An even simpler hard variant of Not-All-Equal 3-SAT

We show that Not-All-Equal 3-Sat remains NP-complete when restricted to instances that simultaneously satisfy the following properties: (i) The clauses are given as the disjoint union of k partitions, for any fixed $k \geq 4$, of the variable set into subsets of size 3, and (ii) each pair of distinct clauses shares at most one variable. Property (i) implies that each variable appears in exactly $k$ clauses and each clause consists of exactly 3 unnegated variables. Therewith, we improve upon our earlier result (Darmann and D\"ocker, 2020).
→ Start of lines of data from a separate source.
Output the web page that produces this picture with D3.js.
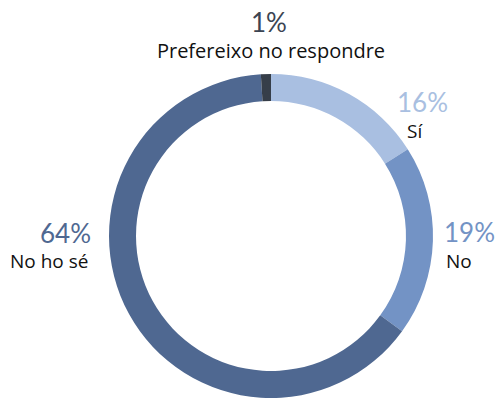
<!DOCTYPE html>
<html>
<head>
<meta charset="utf-8">
<script src="https://cdn.jsdelivr.net/npm/d3@7"></script>
<style>
  body { margin: 0; background: #fff; }
  svg { display: block; }
</style>
</head>
<body>
<div id="chart"></div>
<script>
// answer categories, in drawing order clockwise from 12 o'clock
const categories = ["Sí", "No", "No ho sé", "Prefereixo no respondre"];
const values = [16, 19, 64, 1];
const valueLabels = ["16%", "19%", "64%", "1%"];
const colors = ["#a9bfe1", "#7393c5", "#4f6891", "#363e49"];
const pctColors = ["#a9bfe1", "#7393c5", "#4f6891", "#3b4452"];

// where each label block sits (percent line, then name line)
const labelLayout = [
  { x: 397, y: 112, nx: 407, ny: 138, anchor: "start" },
  { x: 444, y: 242, nx: 446, ny: 268, anchor: "start" },
  { x: 40, y: 243, nx: 10, ny: 268, anchor: "start" },
  { x: 269, y: 32, nx: 271, ny: 58, anchor: "middle" }
];

const width = 502, height = 401;
const cx = 271, cy = 236;
const outerR = 162, innerR = 135;

const svg = d3.select('#chart')
  .append('svg')
  .attr('width', width)
  .attr('height', height);

const pie = d3.pie().sort(null).value(d => d)(values);
const arc = d3.arc().innerRadius(innerR).outerRadius(outerR);

svg.append('g')
  .attr('transform', `translate(${cx},${cy})`)
  .selectAll('path')
  .data(pie)
  .enter()
  .append('path')
  .attr('d', arc)
  .attr('fill', (d, i) => colors[i]);

// labels
const lab = svg.selectAll('.lab')
  .data(categories)
  .enter()
  .append('g')
  .attr('class', 'lab');

lab.append('text')
  .attr('x', (d, i) => labelLayout[i].x)
  .attr('y', (d, i) => labelLayout[i].y)
  .attr('text-anchor', (d, i) => labelLayout[i].anchor)
  .attr('font-family', 'Lato, sans-serif')
  .attr('font-weight', 400)
  .attr('font-size', 26)
  .attr('fill', (d, i) => pctColors[i])
  .text((d, i) => valueLabels[i]);

lab.append('text')
  .attr('x', (d, i) => labelLayout[i].nx)
  .attr('y', (d, i) => labelLayout[i].ny)
  .attr('text-anchor', (d, i) => labelLayout[i].anchor)
  .attr('font-family', '"Open Sans", sans-serif')
  .attr('font-size', (d, i) => i === 3 ? 20 : 19)
  .attr('fill', '#111')
  .text(d => d);
</script>
</body>
</html>
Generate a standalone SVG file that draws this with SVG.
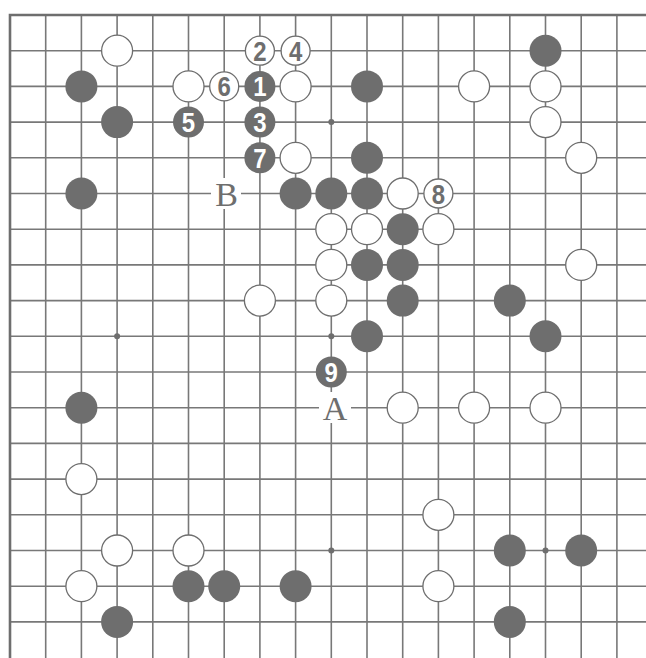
<svg xmlns="http://www.w3.org/2000/svg" width="646" height="658" viewBox="0 0 646 658">
<style>
.bg{fill:#ffffff}
.grid line{stroke:#787878;stroke-width:1.6}
.border{stroke:#6e6e6e;stroke-width:2.6;fill:none}
.b{fill:#6e6e6e}
.w{fill:#ffffff;stroke:#6e6e6e;stroke-width:1.3}
.wn{fill:#ffffff;stroke:#6e6e6e;stroke-width:1.3}
.star{fill:#6e6e6e}
.nb{font-family:"Liberation Sans",Arial,sans-serif;font-weight:bold;font-size:24px;fill:#ffffff;text-anchor:middle}
.nw{font-family:"Liberation Sans",Arial,sans-serif;font-weight:bold;font-size:24px;fill:#6e6e6e;text-anchor:middle}
.lab{font-family:"Liberation Serif","Times New Roman",serif;font-size:34px;fill:#6e6e6e;text-anchor:middle}
</style>
<rect class="bg" x="0" y="0" width="646" height="658"/>
<g id="connectors" class="grid">
<line x1="10" y1="50.7" x2="646" y2="50.7"/>
<line x1="10" y1="86.4" x2="646" y2="86.4"/>
<line x1="10" y1="122.1" x2="646" y2="122.1"/>
<line x1="10" y1="157.8" x2="646" y2="157.8"/>
<line x1="10" y1="193.5" x2="646" y2="193.5"/>
<line x1="10" y1="229.2" x2="646" y2="229.2"/>
<line x1="10" y1="264.9" x2="646" y2="264.9"/>
<line x1="10" y1="300.6" x2="646" y2="300.6"/>
<line x1="10" y1="336.3" x2="646" y2="336.3"/>
<line x1="10" y1="372" x2="646" y2="372"/>
<line x1="10" y1="407.7" x2="646" y2="407.7"/>
<line x1="10" y1="443.4" x2="646" y2="443.4"/>
<line x1="10" y1="479.1" x2="646" y2="479.1"/>
<line x1="10" y1="514.8" x2="646" y2="514.8"/>
<line x1="10" y1="550.5" x2="646" y2="550.5"/>
<line x1="10" y1="586.2" x2="646" y2="586.2"/>
<line x1="10" y1="621.9" x2="646" y2="621.9"/>
<line x1="45.7" y1="15" x2="45.7" y2="658"/>
<line x1="81.4" y1="15" x2="81.4" y2="658"/>
<line x1="117.1" y1="15" x2="117.1" y2="658"/>
<line x1="152.8" y1="15" x2="152.8" y2="658"/>
<line x1="188.5" y1="15" x2="188.5" y2="658"/>
<line x1="224.2" y1="15" x2="224.2" y2="658"/>
<line x1="259.9" y1="15" x2="259.9" y2="658"/>
<line x1="295.6" y1="15" x2="295.6" y2="658"/>
<line x1="331.3" y1="15" x2="331.3" y2="658"/>
<line x1="367" y1="15" x2="367" y2="658"/>
<line x1="402.7" y1="15" x2="402.7" y2="658"/>
<line x1="438.4" y1="15" x2="438.4" y2="658"/>
<line x1="474.1" y1="15" x2="474.1" y2="658"/>
<line x1="509.8" y1="15" x2="509.8" y2="658"/>
<line x1="545.5" y1="15" x2="545.5" y2="658"/>
<line x1="581.2" y1="15" x2="581.2" y2="658"/>
<line x1="616.9" y1="15" x2="616.9" y2="658"/>
<path class="border" d="M10,658 L10,15 L646,15"/>
</g>
<g id="stars">
<circle class="star" cx="331.3" cy="122.1" r="3"/>
<circle class="star" cx="117.1" cy="336.3" r="3"/>
<circle class="star" cx="331.3" cy="336.3" r="3"/>
<circle class="star" cx="331.3" cy="550.5" r="3"/>
<circle class="star" cx="545.5" cy="550.5" r="3"/>
</g>
<g id="black-stones">
<g id="b-2-2"><circle class="b" cx="81.4" cy="86.4" r="16"/></g>
<g id="b-10-2"><circle class="b" cx="367" cy="86.4" r="16"/></g>
<g id="b-15-1"><circle class="b" cx="545.5" cy="50.7" r="16"/></g>
<g id="b-3-3"><circle class="b" cx="117.1" cy="122.1" r="16"/></g>
<g id="b-10-4"><circle class="b" cx="367" cy="157.8" r="16"/></g>
<g id="b-2-5"><circle class="b" cx="81.4" cy="193.5" r="16"/></g>
<g id="b-8-5"><circle class="b" cx="295.6" cy="193.5" r="16"/></g>
<g id="b-9-5"><circle class="b" cx="331.3" cy="193.5" r="16"/></g>
<g id="b-10-5"><circle class="b" cx="367" cy="193.5" r="16"/></g>
<g id="b-11-6"><circle class="b" cx="402.7" cy="229.2" r="16"/></g>
<g id="b-10-7"><circle class="b" cx="367" cy="264.9" r="16"/></g>
<g id="b-11-7"><circle class="b" cx="402.7" cy="264.9" r="16"/></g>
<g id="b-11-8"><circle class="b" cx="402.7" cy="300.6" r="16"/></g>
<g id="b-14-8"><circle class="b" cx="509.8" cy="300.6" r="16"/></g>
<g id="b-10-9"><circle class="b" cx="367" cy="336.3" r="16"/></g>
<g id="b-15-9"><circle class="b" cx="545.5" cy="336.3" r="16"/></g>
<g id="b-2-11"><circle class="b" cx="81.4" cy="407.7" r="16"/></g>
<g id="b-14-15"><circle class="b" cx="509.8" cy="550.5" r="16"/></g>
<g id="b-16-15"><circle class="b" cx="581.2" cy="550.5" r="16"/></g>
<g id="b-5-16"><circle class="b" cx="188.5" cy="586.2" r="16"/></g>
<g id="b-6-16"><circle class="b" cx="224.2" cy="586.2" r="16"/></g>
<g id="b-8-16"><circle class="b" cx="295.6" cy="586.2" r="16"/></g>
<g id="b-3-17"><circle class="b" cx="117.1" cy="621.9" r="16"/></g>
<g id="b-14-17"><circle class="b" cx="509.8" cy="621.9" r="16"/></g>
</g>
<g id="white-stones">
<g id="w-3-1"><circle class="w" cx="117.1" cy="50.7" r="15.5"/></g>
<g id="w-5-2"><circle class="w" cx="188.5" cy="86.4" r="15.5"/></g>
<g id="w-8-2"><circle class="w" cx="295.6" cy="86.4" r="15.5"/></g>
<g id="w-13-2"><circle class="w" cx="474.1" cy="86.4" r="15.5"/></g>
<g id="w-15-2"><circle class="w" cx="545.5" cy="86.4" r="15.5"/></g>
<g id="w-15-3"><circle class="w" cx="545.5" cy="122.1" r="15.5"/></g>
<g id="w-8-4"><circle class="w" cx="295.6" cy="157.8" r="15.5"/></g>
<g id="w-16-4"><circle class="w" cx="581.2" cy="157.8" r="15.5"/></g>
<g id="w-11-5"><circle class="w" cx="402.7" cy="193.5" r="15.5"/></g>
<g id="w-9-6"><circle class="w" cx="331.3" cy="229.2" r="15.5"/></g>
<g id="w-10-6"><circle class="w" cx="367" cy="229.2" r="15.5"/></g>
<g id="w-12-6"><circle class="w" cx="438.4" cy="229.2" r="15.5"/></g>
<g id="w-9-7"><circle class="w" cx="331.3" cy="264.9" r="15.5"/></g>
<g id="w-16-7"><circle class="w" cx="581.2" cy="264.9" r="15.5"/></g>
<g id="w-7-8"><circle class="w" cx="259.9" cy="300.6" r="15.5"/></g>
<g id="w-9-8"><circle class="w" cx="331.3" cy="300.6" r="15.5"/></g>
<g id="w-11-11"><circle class="w" cx="402.7" cy="407.7" r="15.5"/></g>
<g id="w-13-11"><circle class="w" cx="474.1" cy="407.7" r="15.5"/></g>
<g id="w-15-11"><circle class="w" cx="545.5" cy="407.7" r="15.5"/></g>
<g id="w-2-13"><circle class="w" cx="81.4" cy="479.1" r="15.5"/></g>
<g id="w-12-14"><circle class="w" cx="438.4" cy="514.8" r="15.5"/></g>
<g id="w-3-15"><circle class="w" cx="117.1" cy="550.5" r="15.5"/></g>
<g id="w-5-15"><circle class="w" cx="188.5" cy="550.5" r="15.5"/></g>
<g id="w-2-16"><circle class="w" cx="81.4" cy="586.2" r="15.5"/></g>
<g id="w-12-16"><circle class="w" cx="438.4" cy="586.2" r="15.5"/></g>
</g>
<g id="numbered-moves">
<g id="m1"><circle class="b" cx="259.9" cy="86.4" r="15.5"/><text class="nb" transform="translate(259.9,86.4) scale(1,1.17)" x="0" y="8.6">1</text></g>
<g id="m2"><circle class="wn" cx="259.9" cy="50.7" r="14.5"/><text class="nw" transform="translate(259.9,50.7) scale(1,1.17)" x="0" y="8.6">2</text></g>
<g id="m3"><circle class="b" cx="259.9" cy="122.1" r="15.5"/><text class="nb" transform="translate(259.9,122.1) scale(1,1.17)" x="0" y="8.6">3</text></g>
<g id="m4"><circle class="wn" cx="295.6" cy="50.7" r="14.5"/><text class="nw" transform="translate(295.6,50.7) scale(1,1.17)" x="0" y="8.6">4</text></g>
<g id="m5"><circle class="b" cx="188.5" cy="122.1" r="15.5"/><text class="nb" transform="translate(188.5,122.1) scale(1,1.17)" x="0" y="8.6">5</text></g>
<g id="m6"><circle class="wn" cx="224.2" cy="86.4" r="14.5"/><text class="nw" transform="translate(224.2,86.4) scale(1,1.17)" x="0" y="8.6">6</text></g>
<g id="m7"><circle class="b" cx="259.9" cy="157.8" r="15.5"/><text class="nb" transform="translate(259.9,157.8) scale(1,1.17)" x="0" y="8.6">7</text></g>
<g id="m8"><circle class="wn" cx="438.4" cy="193.5" r="14.5"/><text class="nw" transform="translate(438.4,193.5) scale(1,1.17)" x="0" y="8.6">8</text></g>
<g id="m9"><circle class="b" cx="331.3" cy="372" r="15.5"/><text class="nb" transform="translate(331.3,372) scale(1,1.17)" x="0" y="8.6">9</text></g>
</g>
<g id="labels">
<g id="label-B"><rect class="bg" x="211" y="178" width="30" height="31"/><text class="lab" x="226.5" y="205.5">B</text></g>
<g id="label-A"><rect class="bg" x="319" y="392" width="32" height="31"/><text class="lab" x="335" y="419.5">A</text></g>
</g>
</svg>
Complementing the hardness result for at least $4$ partitions, we show that for $k\leq 3$ the corresponding decision problem is in P. In particular, for $k\in \{1,2\}$, all instances that satisfy Property (i) are nae-satisfiable. By the well-known correspondence between Not-All-Equal 3-Sat} and hypergraph coloring, we obtain the following corollary of our results: For $k\geq 4$, Bicolorability is NP-complete for linear 3-uniform $k$-regular hypergraphs even if the edges are given as a decomposition into $k$ perfect matchings; with the same restrictions, for $k \leq 3$ Bicolorability is in P, and for $k \in \{1,2\}$ all such hypergraphs are bicolorable. Finally, we deduce from a construction in the work by Pilz (Pilz, 2019) that every instance of Positive Planar Not-All-Equal Sat with at least three distinct variables per clause is nae-satisfiable. Hence, when restricted to instances with a planar incidence graph, each of the above variants of Not-All-Equal 3-Sat turns into a trivial decision problem.